I think most people agree that avocados and kale are good for you, but I’m getting scared to read anything more. If avocados and kale turn out to be bad, I don’t know what’s left for me.

And beets. I like beets too and so far, they are still on the okay list (as long as they are organic).

What the hell are we supposed to eat?

We are an obese society overwhelmed by food rules and regulations.

(We are also a highly sexualized society that doesn’t know real pleasure. I think there’s probably a correlation, but that will wait for another day.)

I love Michael Pollan’s take on it:

1. Eat Food: actual food our grandparents would recognize as food

2. But not too much: duh.

3. Mostly plants: duh part two.

So why do we get wrapped up in all this? Why the obsessiveness? Where is the balance?
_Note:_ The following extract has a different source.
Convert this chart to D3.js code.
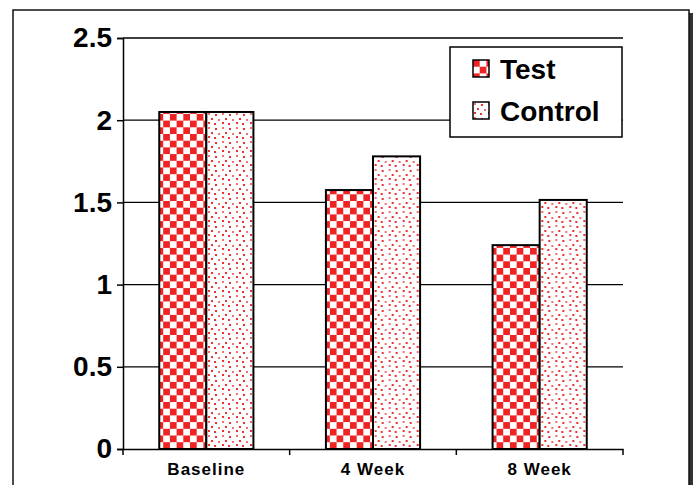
<!DOCTYPE html>
<html>
<head>
<meta charset="utf-8">
<script src="https://cdn.jsdelivr.net/npm/d3@7"></script>
<style>
  body { margin: 0; background: #fff; }
  svg { display: block; font-family: Arial, "Liberation Sans", sans-serif; }
</style>
</head>
<body>
<svg width="697" height="485"></svg>
<script>
const categories = ["Baseline", "4 Week", "8 Week"];
const seriesNames = ["Test", "Control"];
const testValues = [2.05, 1.575, 1.24];
const controlValues = [2.05, 1.78, 1.515];
const yTicks = [0, 0.5, 1, 1.5, 2, 2.5];
const yTickLabels = ["0", "0.5", "1", "1.5", "2", "2.5"];

const svg = d3.select("svg");
const margin = { left: 123, right: 74, top: 38, bottom: 36 };
const width = 697, height = 485;

// outer frame with a little shadow on the right
svg.append("rect").attr("x", 16).attr("y", 13).attr("width", 677).attr("height", 490).attr("fill", "#333");
svg.append("rect").attr("x", 13).attr("y", 10).attr("width", 676).attr("height", 490)
  .attr("fill", "#fff").attr("stroke", "#111").attr("stroke-width", 1.5);

// patterns
const defs = svg.append("defs");
const red = "#ee2424";
const checker = defs.append("pattern").attr("id", "checker")
  .attr("patternUnits", "userSpaceOnUse").attr("width", 13.4).attr("height", 13.4);
checker.append("rect").attr("width", 13.4).attr("height", 13.4).attr("fill", "#fff");
checker.append("rect").attr("width", 6.7).attr("height", 6.7).attr("fill", red);
checker.append("rect").attr("x", 6.7).attr("y", 6.7).attr("width", 6.7).attr("height", 6.7).attr("fill", red);

const dots = defs.append("pattern").attr("id", "dots")
  .attr("patternUnits", "userSpaceOnUse").attr("width", 14).attr("height", 14);
dots.append("rect").attr("width", 14).attr("height", 14).attr("fill", "#fff");
[[1, 1], [8, 2], [4, 6], [11, 7], [1, 10], [7, 11]].forEach(([x, y], i) => {
  dots.append("rect").attr("x", x).attr("y", y).attr("width", 2).attr("height", 2)
    .attr("fill", i % 3 === 0 ? "#f27070" : "#ee3030");
});

const x = d3.scaleBand().domain(categories).range([margin.left, width - margin.right]);
const x1 = d3.scaleBand().domain(seriesNames).range([0, x.bandwidth()]).paddingInner(0).paddingOuter(0.77);
const y = d3.scaleLinear().domain([0, 2.5]).range([height - margin.bottom, margin.top]);

// gridlines
svg.append("g").selectAll("line").data(yTicks.slice(1)).join("line")
  .attr("x1", margin.left).attr("x2", width - margin.right)
  .attr("y1", d => y(d)).attr("y2", d => y(d))
  .attr("stroke", "#000").attr("stroke-width", 1.3);

// bars
const rows = categories.map((c, i) => ({ cat: c, vals: [testValues[i], controlValues[i]] }));
const fills = ["url(#checker)", "url(#dots)"];
svg.append("g").selectAll("g").data(rows).join("g")
  .attr("transform", d => `translate(${x(d.cat)},0)`)
  .selectAll("rect").data(d => d.vals.map((v, j) => ({ v, s: seriesNames[j], j })))
  .join("rect")
  .attr("x", d => x1(d.s)).attr("width", x1.bandwidth())
  .attr("y", d => y(d.v)).attr("height", d => y(0) - y(d.v))
  .attr("fill", d => fills[d.j]).attr("stroke", "#000").attr("stroke-width", 2);

// y axis
const yAxis = svg.append("g").attr("transform", `translate(${margin.left},0)`)
  .call(d3.axisLeft(y).tickValues(yTicks).tickFormat((d, i) => yTickLabels[i]).tickSize(6).tickPadding(5));
yAxis.select(".domain").attr("stroke-width", 1.5);
yAxis.selectAll(".tick line").attr("stroke-width", 1.5);
yAxis.selectAll("text").attr("font-size", 28).attr("font-weight", "bold").attr("fill", "#000")
  .attr("font-family", "Arial, 'Liberation Sans', sans-serif");

// x axis
const xAxis = svg.append("g").attr("transform", `translate(0,${y(0)})`)
  .call(d3.axisBottom(x).tickSize(0).tickPadding(14));
xAxis.select(".domain").attr("stroke-width", 1.5);
xAxis.selectAll("text").attr("font-size", 17).attr("font-weight", "bold").attr("fill", "#000")
  .attr("font-family", "Arial, 'Liberation Sans', sans-serif").attr("letter-spacing", 1);
// category boundary ticks
const edges = categories.map(c => x(c)).concat([x.range()[1]]);
xAxis.selectAll(".edge").data(edges).join("line").attr("class", "edge")
  .attr("x1", d => d).attr("x2", d => d).attr("y1", 0).attr("y2", 6)
  .attr("stroke", "#000").attr("stroke-width", 1.5);

// legend
const legend = svg.append("g").attr("transform", "translate(450,47)");
legend.append("rect").attr("width", 172).attr("height", 90)
  .attr("fill", "#fff").attr("stroke", "#000").attr("stroke-width", 1.5);
seriesNames.forEach((s, i) => {
  const g = legend.append("g").attr("transform", `translate(23,${13 + i * 42})`);
  g.append("rect").attr("width", 16).attr("height", 17).attr("fill", fills[i])
    .attr("stroke", "#000").attr("stroke-width", 1.5);
  g.append("text").attr("x", 27).attr("y", 19).text(s)
    .attr("font-size", 28).attr("font-weight", "bold");
});
</script>
</body>
</html>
When I was in my teens and 20s and immersed in dieting and disordered eating, my food rules became pretty elaborate. The constantly evolving strategies of what I would and wouldn’t eat defined me and occupied much of my thinking and time. Then, as I worked towards true health, I found that I had to let all of them go and start from scratch.

Still, it’s tricky. I have to eat gluten free (Celiac) so there’s rule number one. I am experimenting with a move from being vegetarian to vegan, for ethical (and curiosity) reasons. Rule two. And then other rules start creeping in like “avoid rice syrup” and “skip excessive packaging” or “buy local and seasonal” and they just keep coming.

So what do we do? Do we accept that we should devote a large portion of our time and thinking to obsessing about our food? Doesn’t seem healthy to me. Do we treat food as both fuel and celebration instead of friend, foe or all-consuming hobby? That gets my vote.

Let’s simplify.

We don’t need ten million rules about how to nourish ourselves. I don’t want to hear what’s “bad” this week. If it’s a whole food, it’s probably better than something in a plastic bag inside of a box with an ingredient list a mile long—even if it is gluten free, vegan and doesn’t contain rice syrup. I like Michael Pollan’s three rules. I think this is another great one:

I’ve reduced mine down to one:

Choose foods that nourish me (body and spirit) and do as little harm as possible (including to myself).

If you could reduce it down to one, what would be your food rule?